Meditation Categories 9. Generating Bodhicitta

89. Paramita of Meditative Concentration VI — Actual Practice of Meditative Concentration

Longchen Nyingtik Meditation 89

The Beginning

Assume the seven-point posture of Vairochana, take refuge, and arouse bodhicitta.

The Main Part

Your mind is free from concept and grasps onto nothing. Remain utterly undistracted in this state, calm, spacious, and at ease. While external phenomena manifest incessantly, in your being you give rise to meditative absorption devoid of reification or clinging.


Since time without beginning, our mind has been rambling with all kinds of thoughts without a moment’s break. At long last we are now managing to calm it down, which necessarily entails a rough start. However, by training in and going through five stages of meditation[1], slowly the mind can be tamed, becoming serene and peaceful.

When resting the mind, external phenomena still manifest in all their variety, yet you don’t grasp them whatsoever. This is called samadhi that abides in the inseparability of samatha and vipassana, a central practice exhorted highly in many meditation manuals. Even in the mundane world, the practice of sitting meditation affords modern people a respite to recover from pressure and tension-filled daily lives.

Many eminent Buddhist masters today shoulder heavy responsibilities; their endless daily tasks wear them out and exhaust them to no end. Nonetheless, these masters are good at reinvigorating themselves by sparing some time to do meditation in the morning and evening, from which they recharge their tired, agitated minds and bodies.

Here lies a critical message in regard to our mental health. A recent report warns about the rising statistics of sudden death in modern times, which in China alone claims 550,000 lives yearly, killing more than 1,000 people per day on average. What has caused this to happen? Tremendous fatigue and mounting pressure are to blame. Unable to cope, the victims simply snap unexpectedly.
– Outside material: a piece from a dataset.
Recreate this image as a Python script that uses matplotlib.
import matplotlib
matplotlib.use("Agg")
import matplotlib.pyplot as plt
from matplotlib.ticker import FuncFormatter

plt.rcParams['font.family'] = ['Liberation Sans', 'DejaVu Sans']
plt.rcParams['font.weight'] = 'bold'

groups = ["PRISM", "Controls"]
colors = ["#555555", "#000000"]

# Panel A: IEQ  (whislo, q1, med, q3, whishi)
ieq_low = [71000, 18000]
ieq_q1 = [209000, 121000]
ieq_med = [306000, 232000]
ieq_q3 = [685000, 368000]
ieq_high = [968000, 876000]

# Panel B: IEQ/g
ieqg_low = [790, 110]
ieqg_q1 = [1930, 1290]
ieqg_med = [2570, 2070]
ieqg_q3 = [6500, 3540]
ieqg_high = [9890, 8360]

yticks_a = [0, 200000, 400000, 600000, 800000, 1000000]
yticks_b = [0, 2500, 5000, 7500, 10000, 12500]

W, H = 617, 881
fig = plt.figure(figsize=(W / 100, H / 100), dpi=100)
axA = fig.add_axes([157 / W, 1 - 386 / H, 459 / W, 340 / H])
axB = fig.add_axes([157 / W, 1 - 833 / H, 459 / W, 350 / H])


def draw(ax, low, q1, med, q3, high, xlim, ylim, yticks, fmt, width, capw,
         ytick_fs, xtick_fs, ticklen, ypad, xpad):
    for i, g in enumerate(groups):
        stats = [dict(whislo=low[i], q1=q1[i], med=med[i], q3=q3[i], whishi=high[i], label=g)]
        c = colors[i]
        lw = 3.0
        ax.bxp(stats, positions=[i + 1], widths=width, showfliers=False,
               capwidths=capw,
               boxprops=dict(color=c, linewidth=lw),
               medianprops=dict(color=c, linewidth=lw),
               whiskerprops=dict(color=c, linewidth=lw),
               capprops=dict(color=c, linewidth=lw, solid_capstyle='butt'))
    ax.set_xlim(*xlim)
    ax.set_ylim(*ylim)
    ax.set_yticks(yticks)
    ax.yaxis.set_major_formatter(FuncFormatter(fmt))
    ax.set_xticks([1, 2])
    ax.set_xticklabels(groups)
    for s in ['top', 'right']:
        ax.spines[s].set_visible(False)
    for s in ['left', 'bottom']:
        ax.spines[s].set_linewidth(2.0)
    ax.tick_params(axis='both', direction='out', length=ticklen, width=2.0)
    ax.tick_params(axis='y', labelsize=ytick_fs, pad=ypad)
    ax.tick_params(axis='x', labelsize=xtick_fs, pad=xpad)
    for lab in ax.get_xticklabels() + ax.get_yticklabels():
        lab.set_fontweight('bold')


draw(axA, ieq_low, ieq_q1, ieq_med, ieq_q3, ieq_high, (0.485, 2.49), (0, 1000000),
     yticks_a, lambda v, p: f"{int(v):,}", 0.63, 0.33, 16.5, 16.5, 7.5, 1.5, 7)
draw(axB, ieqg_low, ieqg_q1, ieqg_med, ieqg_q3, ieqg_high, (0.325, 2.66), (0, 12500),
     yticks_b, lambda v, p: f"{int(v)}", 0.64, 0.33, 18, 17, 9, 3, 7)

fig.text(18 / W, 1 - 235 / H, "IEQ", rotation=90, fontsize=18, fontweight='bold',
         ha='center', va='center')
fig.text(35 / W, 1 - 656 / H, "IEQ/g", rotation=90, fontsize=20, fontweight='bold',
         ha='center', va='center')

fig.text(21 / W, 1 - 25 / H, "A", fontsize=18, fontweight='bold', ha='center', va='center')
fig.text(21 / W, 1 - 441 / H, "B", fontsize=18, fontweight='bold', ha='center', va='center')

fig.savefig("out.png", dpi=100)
In contrast, such a calamity has rarely happened to Buddhist masters and the monastic communities in general, even though they have to face many challenges as well. Contrary to popular belief, having hair shaved off does not mean being handed a license to loaf about. Actually, Mahayana Buddhists live a much more demanding life than most ordinary folks. You see, Mahayana doctrine calls for the deliverance of limitless sentient beings—humans, animals, and otherwise, which is a far cry from that of caring merely for one’s own family and job. That is, for devoted monastics, their pressure comes from having to care for countless sentient beings, rather than for just one or two individuals. Given this formidable job description, wouldn’t the monastics with a Mahayana aspiration overexert themselves and succumb to the sudden death syndrome? Not really. Instead, they live a much longer life, with some renowned masters going beyond 100 years. This feat attests precisely to the power of meditation.

The Ending

Dedicate the merit of your practice to all sentient beings.
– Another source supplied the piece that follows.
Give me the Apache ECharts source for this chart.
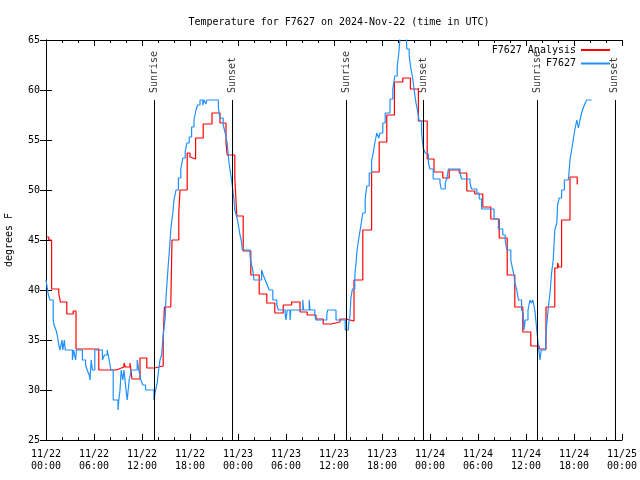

[1] Five stages of meditation: first stage of meditation is called the experience of ‘movement, like a waterfall’; second, experience of ‘attainment, like a river flowing through a narrow canyon’; third, the experience of ‘familiarization, like a gently flowing stream’; fourth, the experience of ‘stability, like an ocean free from waves’; fifth, experience of ‘perfection, like a mountain.’ See The Sage who Dispels Mind’s Anguish for further details.